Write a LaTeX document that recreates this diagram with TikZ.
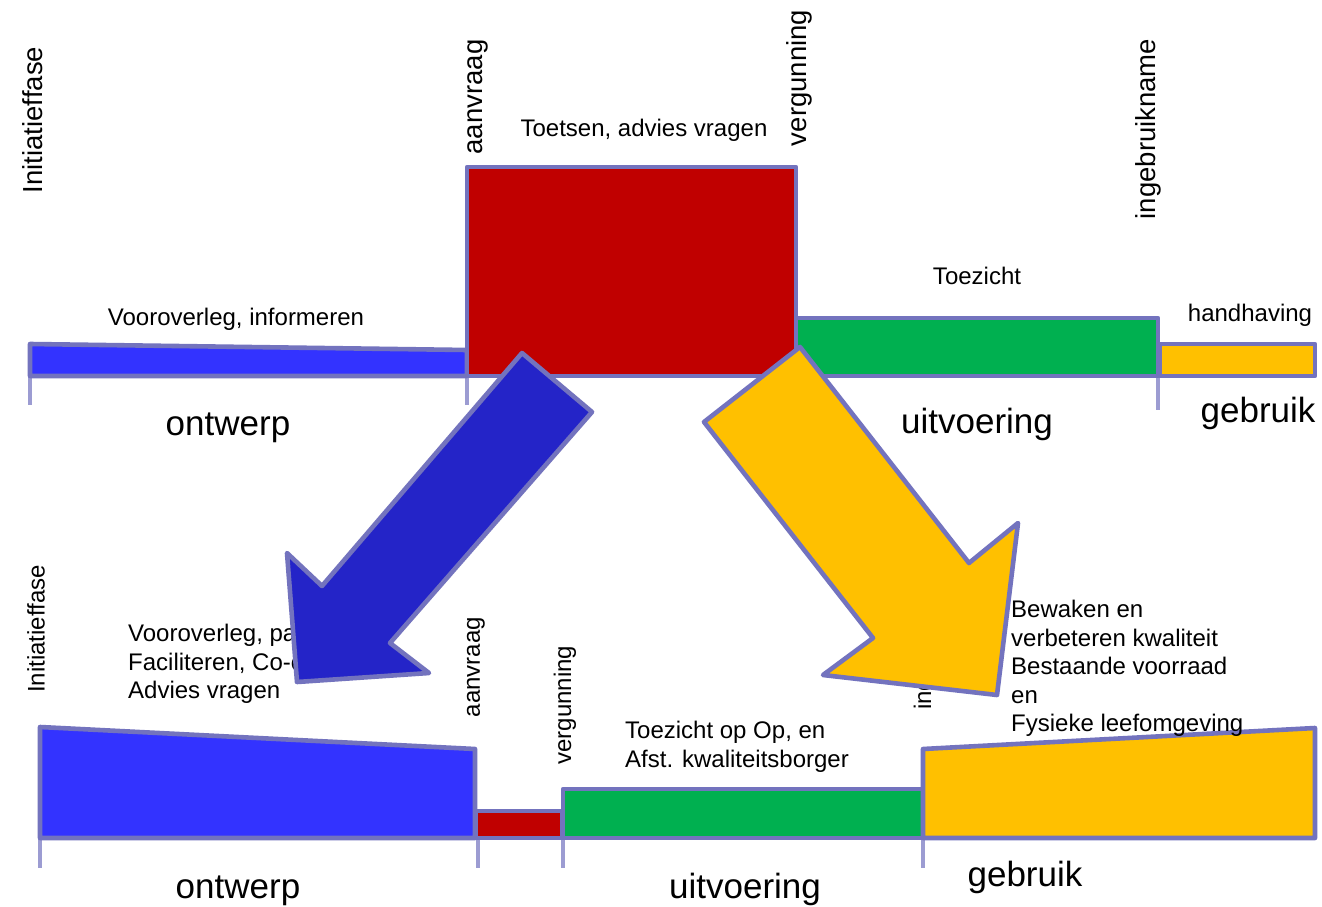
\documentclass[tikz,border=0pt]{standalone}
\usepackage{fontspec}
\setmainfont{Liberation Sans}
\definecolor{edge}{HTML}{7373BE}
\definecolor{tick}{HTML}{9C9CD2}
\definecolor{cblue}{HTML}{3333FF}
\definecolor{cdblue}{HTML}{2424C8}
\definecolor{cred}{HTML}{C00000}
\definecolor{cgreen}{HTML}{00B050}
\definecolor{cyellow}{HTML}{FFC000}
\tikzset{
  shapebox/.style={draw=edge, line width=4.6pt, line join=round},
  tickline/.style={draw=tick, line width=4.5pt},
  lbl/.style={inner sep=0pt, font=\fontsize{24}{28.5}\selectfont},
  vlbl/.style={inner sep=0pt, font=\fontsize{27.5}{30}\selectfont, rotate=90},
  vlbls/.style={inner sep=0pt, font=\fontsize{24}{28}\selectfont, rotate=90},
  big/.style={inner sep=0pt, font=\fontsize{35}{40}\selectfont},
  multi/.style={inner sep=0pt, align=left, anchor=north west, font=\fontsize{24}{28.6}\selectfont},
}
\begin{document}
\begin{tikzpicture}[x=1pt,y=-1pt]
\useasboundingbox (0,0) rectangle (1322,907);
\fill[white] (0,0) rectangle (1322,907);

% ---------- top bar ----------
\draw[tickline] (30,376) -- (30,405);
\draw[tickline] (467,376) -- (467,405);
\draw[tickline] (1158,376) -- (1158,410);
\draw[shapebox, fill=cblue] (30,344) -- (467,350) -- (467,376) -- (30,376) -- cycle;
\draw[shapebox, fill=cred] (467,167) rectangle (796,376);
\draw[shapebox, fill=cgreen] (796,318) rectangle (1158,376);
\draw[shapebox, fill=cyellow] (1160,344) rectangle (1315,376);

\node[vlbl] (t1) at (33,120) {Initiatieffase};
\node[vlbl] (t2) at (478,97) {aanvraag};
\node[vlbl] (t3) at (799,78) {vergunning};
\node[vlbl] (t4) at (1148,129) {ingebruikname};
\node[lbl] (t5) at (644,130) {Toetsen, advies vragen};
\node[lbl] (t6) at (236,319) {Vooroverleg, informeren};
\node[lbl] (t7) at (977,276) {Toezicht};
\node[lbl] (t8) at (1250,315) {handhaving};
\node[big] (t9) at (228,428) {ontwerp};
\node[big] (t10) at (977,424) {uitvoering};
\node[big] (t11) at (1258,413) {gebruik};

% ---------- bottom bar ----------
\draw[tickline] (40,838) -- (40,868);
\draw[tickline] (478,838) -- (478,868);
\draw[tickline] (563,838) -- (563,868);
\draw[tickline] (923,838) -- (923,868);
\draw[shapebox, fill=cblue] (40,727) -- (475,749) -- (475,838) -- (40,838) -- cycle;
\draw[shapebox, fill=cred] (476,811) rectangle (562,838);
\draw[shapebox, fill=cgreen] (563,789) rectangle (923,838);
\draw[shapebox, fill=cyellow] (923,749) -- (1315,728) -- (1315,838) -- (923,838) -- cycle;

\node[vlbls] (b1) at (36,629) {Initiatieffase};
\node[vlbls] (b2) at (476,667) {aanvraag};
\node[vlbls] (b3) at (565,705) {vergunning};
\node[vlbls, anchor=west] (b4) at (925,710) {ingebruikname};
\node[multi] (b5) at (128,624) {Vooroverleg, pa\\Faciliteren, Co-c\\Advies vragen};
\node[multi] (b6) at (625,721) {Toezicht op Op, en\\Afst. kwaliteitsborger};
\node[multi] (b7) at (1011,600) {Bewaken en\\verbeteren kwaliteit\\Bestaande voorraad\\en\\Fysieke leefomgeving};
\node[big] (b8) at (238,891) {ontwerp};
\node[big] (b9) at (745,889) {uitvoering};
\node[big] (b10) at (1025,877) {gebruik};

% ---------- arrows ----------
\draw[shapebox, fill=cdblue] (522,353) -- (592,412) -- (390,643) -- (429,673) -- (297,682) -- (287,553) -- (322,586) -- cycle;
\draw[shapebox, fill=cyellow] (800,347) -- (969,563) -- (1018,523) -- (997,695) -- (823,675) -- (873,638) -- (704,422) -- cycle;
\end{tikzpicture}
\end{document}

------------------------------------------------

WORK TO COMPLETE
Output each line exactly; omit every picture.

SOLUTION FOR THIS TASK
Write a LaTeX document that recreates this diagram with TikZ.
\documentclass[tikz,border=0pt]{standalone}
\usepackage{fontspec}
\setmainfont{Liberation Sans}
\definecolor{edge}{HTML}{7373BE}
\definecolor{tick}{HTML}{9C9CD2}
\definecolor{cblue}{HTML}{3333FF}
\definecolor{cdblue}{HTML}{2424C8}
\definecolor{cred}{HTML}{C00000}
\definecolor{cgreen}{HTML}{00B050}
\definecolor{cyellow}{HTML}{FFC000}
\tikzset{
  shapebox/.style={draw=edge, line width=4.6pt, line join=round},
  tickline/.style={draw=tick, line width=4.5pt},
  lbl/.style={inner sep=0pt, font=\fontsize{24}{28.5}\selectfont},
  vlbl/.style={inner sep=0pt, font=\fontsize{27.5}{30}\selectfont, rotate=90},
  vlbls/.style={inner sep=0pt, font=\fontsize{24}{28}\selectfont, rotate=90},
  big/.style={inner sep=0pt, font=\fontsize{35}{40}\selectfont},
  multi/.style={inner sep=0pt, align=left, anchor=north west, font=\fontsize{24}{28.6}\selectfont},
}
\begin{document}
\begin{tikzpicture}[x=1pt,y=-1pt]
\useasboundingbox (0,0) rectangle (1322,907);
\fill[white] (0,0) rectangle (1322,907);

% ---------- top bar ----------
\draw[tickline] (30,376) -- (30,405);
\draw[tickline] (467,376) -- (467,405);
\draw[tickline] (1158,376) -- (1158,410);
\draw[shapebox, fill=cblue] (30,344) -- (467,350) -- (467,376) -- (30,376) -- cycle;
\draw[shapebox, fill=cred] (467,167) rectangle (796,376);
\draw[shapebox, fill=cgreen] (796,318) rectangle (1158,376);
\draw[shapebox, fill=cyellow] (1160,344) rectangle (1315,376);

\node[vlbl] (t1) at (33,120) {Initiatieffase};
\node[vlbl] (t2) at (478,97) {aanvraag};
\node[vlbl] (t3) at (799,78) {vergunning};
\node[vlbl] (t4) at (1148,129) {ingebruikname};
\node[lbl] (t5) at (644,130) {Toetsen, advies vragen};
\node[lbl] (t6) at (236,319) {Vooroverleg, informeren};
\node[lbl] (t7) at (977,276) {Toezicht};
\node[lbl] (t8) at (1250,315) {handhaving};
\node[big] (t9) at (228,428) {ontwerp};
\node[big] (t10) at (977,424) {uitvoering};
\node[big] (t11) at (1258,413) {gebruik};

% ---------- bottom bar ----------
\draw[tickline] (40,838) -- (40,868);
\draw[tickline] (478,838) -- (478,868);
\draw[tickline] (563,838) -- (563,868);
\draw[tickline] (923,838) -- (923,868);
\draw[shapebox, fill=cblue] (40,727) -- (475,749) -- (475,838) -- (40,838) -- cycle;
\draw[shapebox, fill=cred] (476,811) rectangle (562,838);
\draw[shapebox, fill=cgreen] (563,789) rectangle (923,838);
\draw[shapebox, fill=cyellow] (923,749) -- (1315,728) -- (1315,838) -- (923,838) -- cycle;

\node[vlbls] (b1) at (36,629) {Initiatieffase};
\node[vlbls] (b2) at (476,667) {aanvraag};
\node[vlbls] (b3) at (565,705) {vergunning};
\node[vlbls, anchor=west] (b4) at (925,710) {ingebruikname};
\node[multi] (b5) at (128,624) {Vooroverleg, pa\\Faciliteren, Co-c\\Advies vragen};
\node[multi] (b6) at (625,721) {Toezicht op Op, en\\Afst. kwaliteitsborger};
\node[multi] (b7) at (1011,600) {Bewaken en\\verbeteren kwaliteit\\Bestaande voorraad\\en\\Fysieke leefomgeving};
\node[big] (b8) at (238,891) {ontwerp};
\node[big] (b9) at (745,889) {uitvoering};
\node[big] (b10) at (1025,877) {gebruik};

% ---------- arrows ----------
\draw[shapebox, fill=cdblue] (522,353) -- (592,412) -- (390,643) -- (429,673) -- (297,682) -- (287,553) -- (322,586) -- cycle;
\draw[shapebox, fill=cyellow] (800,347) -- (969,563) -- (1018,523) -- (997,695) -- (823,675) -- (873,638) -- (704,422) -- cycle;
\end{tikzpicture}
\end{document}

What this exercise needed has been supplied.